Here are three example sentences I have read with this construction, with possible translations:

사실인즉 : to tell the truth

말인즉 옳소 : what he says is true.

기회인즉 좋은 기회다 : about the opportunity – it’s a good opportunity.

In the first and second example, if the translations are correct, 즉 seems to mean 'speech'. In the third example, 인즉 seems to be mean something like (ㄴ)은.

Is there a single translation that makes sense in all these usages?

Also (as I'm not sure what to tag this question!) is this a noun, or a particle?

2 Answers 2

  • -ㄴ즉/인즉 is an old-fashioned expression that has two meanings, according to the dictionary:

    1. A particle which expresses the same meaning as ‘…로 말하면’, ‘…를 보자면’, ‘…를 듣자면’.

      I'd consider this definition of -ㄴ즉 same as 은/는(the topic marker), only old-fashioned.

      사실인즉 therefore is same as 사실은.

    2. A verb ending indicating that the following clause is the reason or evidence of the preceding clause.

      An example for this is 비가 내린즉 곧 강물이 불을 것이다. (the river will flood right after the rain has come.)

  • -ㄴ즉슨 is to emphasize the first meaning of -ㄴ즉.


There are multiple meanings for the word '즉', but for the cases given by your examples 즉 is an 접미사(接尾辭 - Suffix).
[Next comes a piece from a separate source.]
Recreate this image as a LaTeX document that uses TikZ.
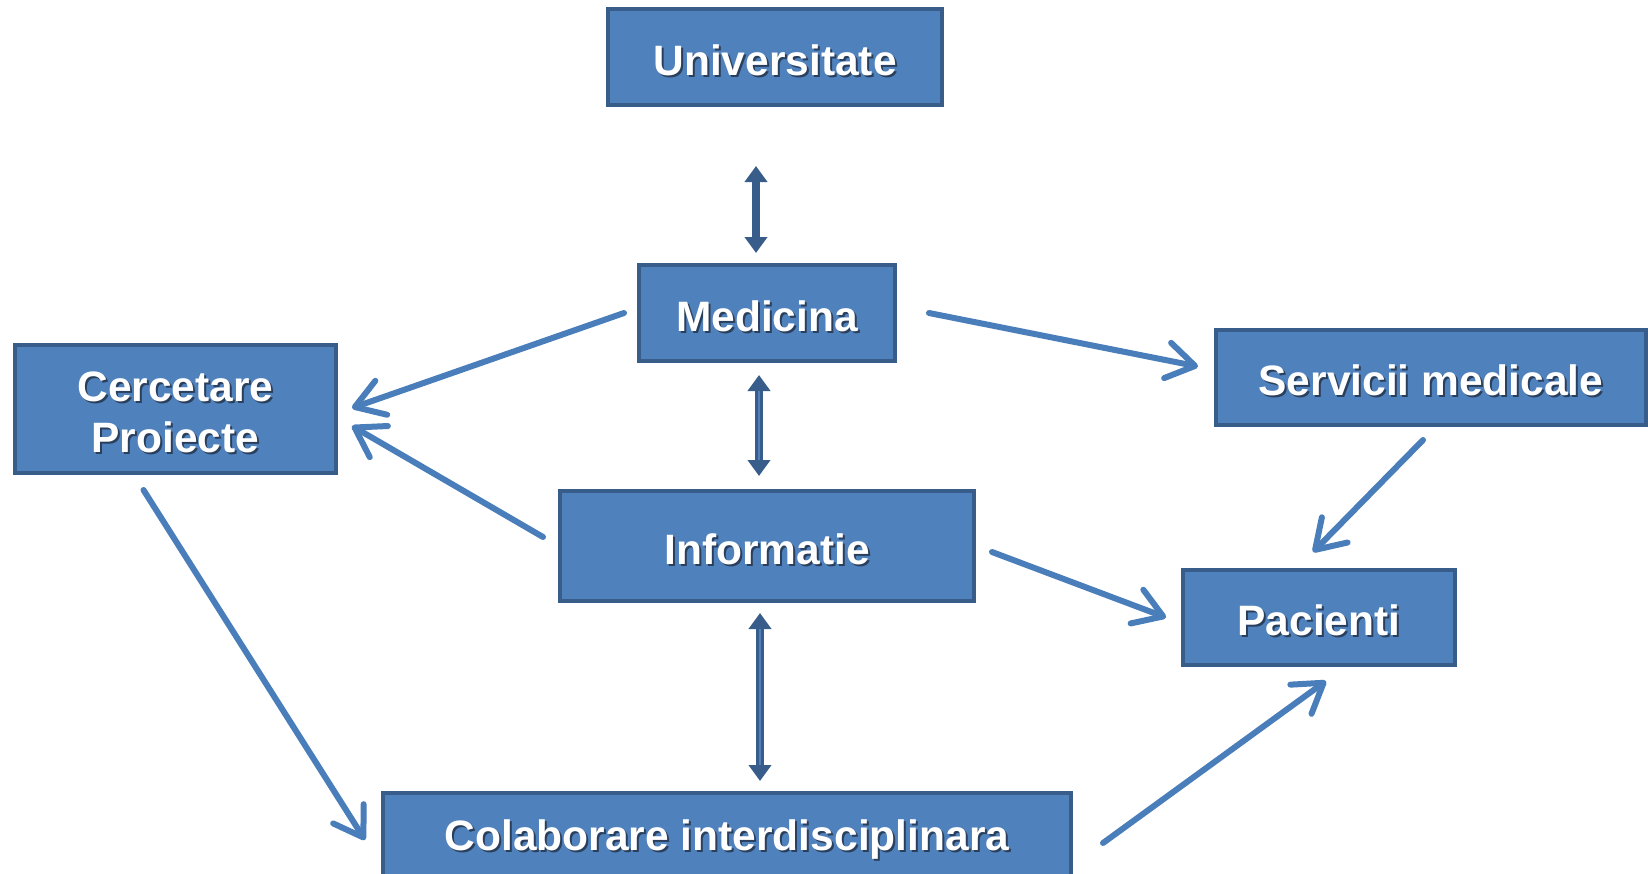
\documentclass[tikz,border=0pt]{standalone}
\usepackage{fontspec}
\setmainfont{Liberation Sans}
\usetikzlibrary{arrows.meta}
\definecolor{boxfill}{HTML}{4F81BD}
\definecolor{boxline}{HTML}{385D8A}
\definecolor{arrowc}{HTML}{4A7EBB}
\definecolor{shadowc}{HTML}{2A3F5C}
\newcommand{\shd}[1]{\raisebox{-4pt}[\height][\depth]{\makebox[0pt][l]{\kern2pt\raisebox{-2pt}{\textcolor{shadowc}{#1}}}#1}}
\begin{document}
\begin{tikzpicture}[x=1pt,y=-1pt,
  box/.style={draw=boxline, fill=boxfill, line width=4pt, text=white,
    font=\fontsize{42.5}{51}\selectfont\bfseries, align=center, inner sep=0pt},
  conn/.style={draw=arrowc, line width=6pt, line cap=round,
    -{Straight Barb[length=28pt,width=36pt,round]}},
  dbl/.style={draw=boxline, line width=8pt,
    {Triangle[length=16pt,width=22pt]}-{Triangle[length=16pt,width=22pt]}},
  dblin/.style={draw=boxfill, line width=2.5pt, shorten <=16pt, shorten >=16pt}]
\useasboundingbox (0,0) rectangle (1648,873);

\node[box, minimum width=334pt, minimum height=96pt] (uni) at (775,57) {\shd{Universitate}};
\node[box, minimum width=256pt, minimum height=96pt] (med) at (767,313) {\shd{Medicina}};
\node[box, minimum width=321pt, minimum height=128pt] (cer) at (175.5,409) {\shd{Cercetare}\\\shd{Proiecte}};
\node[box, minimum width=430pt, minimum height=95pt] (ser) at (1431,377.5) {\shd{Servicii medicale}};
\node[box, minimum width=414pt, minimum height=110pt] (inf) at (767,546) {\shd{Informatie}};
\node[box, minimum width=272pt, minimum height=95pt] (pac) at (1319,617.5) {\shd{Pacienti}};
\node[box, minimum width=688pt, minimum height=86pt] (col) at (727,836) {\shd{Colaborare interdisciplinara}};

% double arrows
\draw[dbl] ([shift={(-19,59)}]uni.south) -- ([shift={(-11,-10)}]med.north);
\draw[dbl] ([shift={(-8,12)}]med.south) -- ([shift={(-8,-13)}]inf.north);
\draw[dblin] ([shift={(-8,12)}]med.south) -- ([shift={(-8,-13)}]inf.north);
\draw[dbl] ([shift={(-7,10)}]inf.south) -- ([shift={(33,-10)}]col.north);
\draw[dblin] ([shift={(-7,10)}]inf.south) -- ([shift={(33,-10)}]col.north);

% single arrows
\draw[conn] ([shift={(-13,0)}]med.west) -- ([shift={(14,-1)}]cer.east);
\draw[conn] ([shift={(-15,-9)}]inf.west) -- ([shift={(14,17)}]cer.east);
\draw[conn] ([shift={(32,0)}]med.east) -- ([shift={(-16,-11)}]ser.west);
\draw[conn] ([shift={(16,6)}]inf.east) -- ([shift={(-15,0)}]pac.west);
\draw[conn] ([shift={(-8,13)}]ser.south) -- ([shift={(-6,-16)}]pac.north);
\draw[conn] ([shift={(-32,15)}]cer.south) -- ([shift={(-16,4)}]col.west);
\draw[conn] ([shift={(30,7)}]col.east) -- ([shift={(7,14)}]pac.south);
\end{tikzpicture}
\end{document}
It functions as a noun that is never used alone, but attached after 어근(語根 - root) or a word to create a new word. The word 즉 is attached to other words (usually adjectives, it appears) to create 부사(副詞 - Adverb). It is rather archaic.

Now, as to what it exactly does, I have little idea. I do not think there is an universal translation for that word - it appears to me to be a form of saturi.